** Start of Given material **
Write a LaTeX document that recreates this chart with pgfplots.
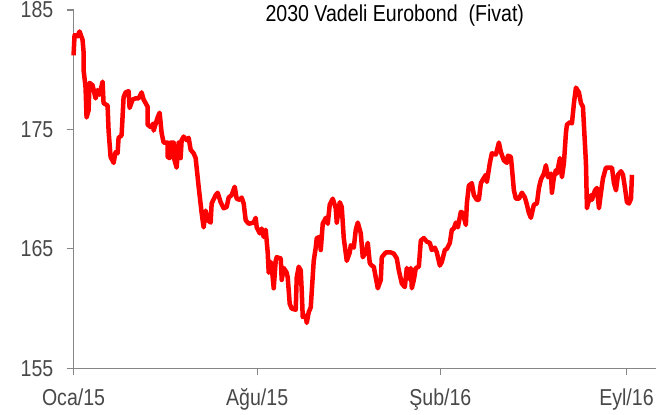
\documentclass[border=0pt]{standalone}
\usepackage{fontspec}
\setmainfont{Liberation Sans}[FakeStretch=0.85]
\usepackage{pgfplots}
\pgfplotsset{compat=1.18}
\definecolor{axgray}{RGB}{134,134,134}
\definecolor{txtgray}{RGB}{72,72,72}
\begin{document}
\begin{tikzpicture}
\useasboundingbox (-73.5pt,-46pt) rectangle (582pt,368pt);
\begin{axis}[
 scale only axis, width=582pt, height=358pt,
 xmin=0, xmax=582, ymin=155, ymax=185,
 axis x line*=bottom, axis y line*=left,
 axis line style={axgray, line width=1.5pt, -},
 xtick={0,183.5,366.5,552.5},
 xticklabels={Oca/15,Ağu/15,Şub/16,Eyl/16},
 ytick={155,165,175,185},
 tick style={axgray, line width=1.2pt},
 major tick length=7pt,
 tick align=outside,
 ticklabel style={font=\fontsize{23}{25}\selectfont, text=txtgray, inner sep=0pt},
 yticklabel style={xshift=-13pt},
 xticklabel style={yshift=-13pt},
 /pgf/number format/assume math mode=true,
 clip=false,
]
\addplot[red, line width=4.5pt, line join=round] coordinates {
(0,181.2)(1,182.9)(4,182.8)(6,183.2)(9,182.5)(10,181.5)(10,180.0)(12,178.5)(13,176.0)(15,176.6)(16,178.9)(19,178.7)(22,177.6)(24,178.3)(26,177.9)(29,179.0)(30,177.2)(34,177.0)(35,174.9)(37,172.7)(40,172.2)(42,173.1)(44,173.0)(45,174.3)(48,174.5)(50,177.7)(52,178.1)(55,178.2)(56,176.8)(59,177.5)(62,177.6)(65,177.6)(68,178.1)(70,177.5)(74,176.9)(74,175.4)(77,175.2)(80,175.5)(80,174.9)(84,176.0)(86,176.4)(88,174.7)(90,173.9)(94,173.9)(94,172.7)(96,172.6)
(97,173.9)(100,173.9)(100,172.7)(103,171.8)(105,173.9)(107,172.6)(108,174.1)(110,174.4)(113,174.1)(115,174.3)(117,173.3)(120,173.0)(122,172.6)(125,170.2)(128,168.0)(130,166.8)(132,168.2)(134,167.4)(137,167.2)(138,168.8)(142,169.5)(144,169.7)(147,168.9)(150,168.4)(153,168.5)(155,169.3)(158,169.5)(161,170.2)(163,169.2)(166,169.1)(168,169.3)(170,168.8)(172,167.4)(175,167.1)(180,167.2)(182,167.6)(183,166.8)(186,166.3)(188,166.7)(190,166.0)(192,166.6)
(194,164.7)(195,163.0)(197,163.9)(198,163.5)(200,161.7)(202,164.0)(203,164.3)(207,164.2)(208,162.4)(210,163.4)(213,163.0)(214,162.6)(216,160.4)(218,160.0)(222,159.9)(223,162.6)(225,163.5)(227,163.2)(228,161.5)(229,159.3)(232,159.4)(233,158.8)(235,159.7)(237,160.1)(240,164.0)(242,165.1)(243,165.9)(246,166.0)(247,164.9)(249,167.1)(252,167.6)(254,167.1)(256,168.7)(259,169.2)(262,168.4)(263,167.2)(266,168.9)(268,168.5)(270,165.9)(273,164.0)(276,164.7)(277,165.3)(280,165.1)(282,166.6)(284,167.2)(287,166.3)(289,164.3)
(292,164.7)(294,165.5)(296,163.8)(298,163.6)(300,163.5)(302,162.6)(304,161.7)(307,162.4)(308,164.3)(312,164.7)(317,164.7)(320,164.6)(323,164.2)(325,163.2)(328,162.1)(331,161.8)(333,163.4)(335,162.5)(337,163.4)(338,161.7)(340,162.4)(342,163.4)(345,163.5)(347,165.7)(350,165.9)(353,165.6)(356,165.5)(358,164.9)(361,165.1)(363,164.7)(366,163.6)(368,163.9)(371,164.9)(373,165.0)(376,165.5)(378,166.6)(380,166.7)(382,167.2)(384,166.8)
(387,168.1)(389,168.0)(392,167.0)(393,168.8)(395,170.3)(398,170.5)(400,169.5)(403,169.1)(405,169.1)(407,170.5)(409,170.8)(412,171.2)(413,170.6)(416,172.2)(418,173.0)(422,172.9)(425,173.9)(427,173.1)(430,172.4)(433,172.2)(434,172.8)(437,172.7)(438,171.8)(440,169.9)(442,169.2)(445,169.2)(448,169.7)(451,169.3)(453,168.7)(455,168.0)(457,167.6)(460,168.7)(463,168.8)(465,170.1)(467,170.8)(470,171.3)(472,172.0)(474,171.0)(477,171.3)(478,169.7)
(480,171.0)(482,171.6)(483,171.3)(486,172.6)(488,171.0)(490,172.2)(492,174.7)(493,175.4)(496,175.6)(498,175.5)(500,177.2)(502,178.5)(505,178.1)(507,177.2)(509,176.9)(512,172.2)(513,168.4)(514,168.8)(517,169.5)(518,169.1)(521,169.9)(523,170.1)(525,168.4)(527,169.7)(529,170.9)(532,171.8)(535,171.8)(538,171.8)(540,170.5)(542,169.9)(544,171.2)(547,171.5)(549,171.2)(551,170.1)(553,168.9)(555,168.8)(557,169.2)(558,171.2)
};
\node[font=\fontsize{23}{25}\selectfont, text=black] at (axis cs:321,184.5) {2030 Vadeli Eurobond\ \ (Fivat)};
\end{axis}
\end{tikzpicture}
\end{document}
** End of Given material **
— Brief —
The pictures should not be reproduced; quote all of the other material exactly.

— Solution to the exercise —
Write a LaTeX document that recreates this chart with pgfplots.
\documentclass[border=0pt]{standalone}
\usepackage{fontspec}
\setmainfont{Liberation Sans}[FakeStretch=0.85]
\usepackage{pgfplots}
\pgfplotsset{compat=1.18}
\definecolor{axgray}{RGB}{134,134,134}
\definecolor{txtgray}{RGB}{72,72,72}
\begin{document}
\begin{tikzpicture}
\useasboundingbox (-73.5pt,-46pt) rectangle (582pt,368pt);
\begin{axis}[
 scale only axis, width=582pt, height=358pt,
 xmin=0, xmax=582, ymin=155, ymax=185,
 axis x line*=bottom, axis y line*=left,
 axis line style={axgray, line width=1.5pt, -},
 xtick={0,183.5,366.5,552.5},
 xticklabels={Oca/15,Ağu/15,Şub/16,Eyl/16},
 ytick={155,165,175,185},
 tick style={axgray, line width=1.2pt},
 major tick length=7pt,
 tick align=outside,
 ticklabel style={font=\fontsize{23}{25}\selectfont, text=txtgray, inner sep=0pt},
 yticklabel style={xshift=-13pt},
 xticklabel style={yshift=-13pt},
 /pgf/number format/assume math mode=true,
 clip=false,
]
\addplot[red, line width=4.5pt, line join=round] coordinates {
(0,181.2)(1,182.9)(4,182.8)(6,183.2)(9,182.5)(10,181.5)(10,180.0)(12,178.5)(13,176.0)(15,176.6)(16,178.9)(19,178.7)(22,177.6)(24,178.3)(26,177.9)(29,179.0)(30,177.2)(34,177.0)(35,174.9)(37,172.7)(40,172.2)(42,173.1)(44,173.0)(45,174.3)(48,174.5)(50,177.7)(52,178.1)(55,178.2)(56,176.8)(59,177.5)(62,177.6)(65,177.6)(68,178.1)(70,177.5)(74,176.9)(74,175.4)(77,175.2)(80,175.5)(80,174.9)(84,176.0)(86,176.4)(88,174.7)(90,173.9)(94,173.9)(94,172.7)(96,172.6)
(97,173.9)(100,173.9)(100,172.7)(103,171.8)(105,173.9)(107,172.6)(108,174.1)(110,174.4)(113,174.1)(115,174.3)(117,173.3)(120,173.0)(122,172.6)(125,170.2)(128,168.0)(130,166.8)(132,168.2)(134,167.4)(137,167.2)(138,168.8)(142,169.5)(144,169.7)(147,168.9)(150,168.4)(153,168.5)(155,169.3)(158,169.5)(161,170.2)(163,169.2)(166,169.1)(168,169.3)(170,168.8)(172,167.4)(175,167.1)(180,167.2)(182,167.6)(183,166.8)(186,166.3)(188,166.7)(190,166.0)(192,166.6)
(194,164.7)(195,163.0)(197,163.9)(198,163.5)(200,161.7)(202,164.0)(203,164.3)(207,164.2)(208,162.4)(210,163.4)(213,163.0)(214,162.6)(216,160.4)(218,160.0)(222,159.9)(223,162.6)(225,163.5)(227,163.2)(228,161.5)(229,159.3)(232,159.4)(233,158.8)(235,159.7)(237,160.1)(240,164.0)(242,165.1)(243,165.9)(246,166.0)(247,164.9)(249,167.1)(252,167.6)(254,167.1)(256,168.7)(259,169.2)(262,168.4)(263,167.2)(266,168.9)(268,168.5)(270,165.9)(273,164.0)(276,164.7)(277,165.3)(280,165.1)(282,166.6)(284,167.2)(287,166.3)(289,164.3)
(292,164.7)(294,165.5)(296,163.8)(298,163.6)(300,163.5)(302,162.6)(304,161.7)(307,162.4)(308,164.3)(312,164.7)(317,164.7)(320,164.6)(323,164.2)(325,163.2)(328,162.1)(331,161.8)(333,163.4)(335,162.5)(337,163.4)(338,161.7)(340,162.4)(342,163.4)(345,163.5)(347,165.7)(350,165.9)(353,165.6)(356,165.5)(358,164.9)(361,165.1)(363,164.7)(366,163.6)(368,163.9)(371,164.9)(373,165.0)(376,165.5)(378,166.6)(380,166.7)(382,167.2)(384,166.8)
(387,168.1)(389,168.0)(392,167.0)(393,168.8)(395,170.3)(398,170.5)(400,169.5)(403,169.1)(405,169.1)(407,170.5)(409,170.8)(412,171.2)(413,170.6)(416,172.2)(418,173.0)(422,172.9)(425,173.9)(427,173.1)(430,172.4)(433,172.2)(434,172.8)(437,172.7)(438,171.8)(440,169.9)(442,169.2)(445,169.2)(448,169.7)(451,169.3)(453,168.7)(455,168.0)(457,167.6)(460,168.7)(463,168.8)(465,170.1)(467,170.8)(470,171.3)(472,172.0)(474,171.0)(477,171.3)(478,169.7)
(480,171.0)(482,171.6)(483,171.3)(486,172.6)(488,171.0)(490,172.2)(492,174.7)(493,175.4)(496,175.6)(498,175.5)(500,177.2)(502,178.5)(505,178.1)(507,177.2)(509,176.9)(512,172.2)(513,168.4)(514,168.8)(517,169.5)(518,169.1)(521,169.9)(523,170.1)(525,168.4)(527,169.7)(529,170.9)(532,171.8)(535,171.8)(538,171.8)(540,170.5)(542,169.9)(544,171.2)(547,171.5)(549,171.2)(551,170.1)(553,168.9)(555,168.8)(557,169.2)(558,171.2)
};
\node[font=\fontsize{23}{25}\selectfont, text=black] at (axis cs:321,184.5) {2030 Vadeli Eurobond\ \ (Fivat)};
\end{axis}
\end{tikzpicture}
\end{document}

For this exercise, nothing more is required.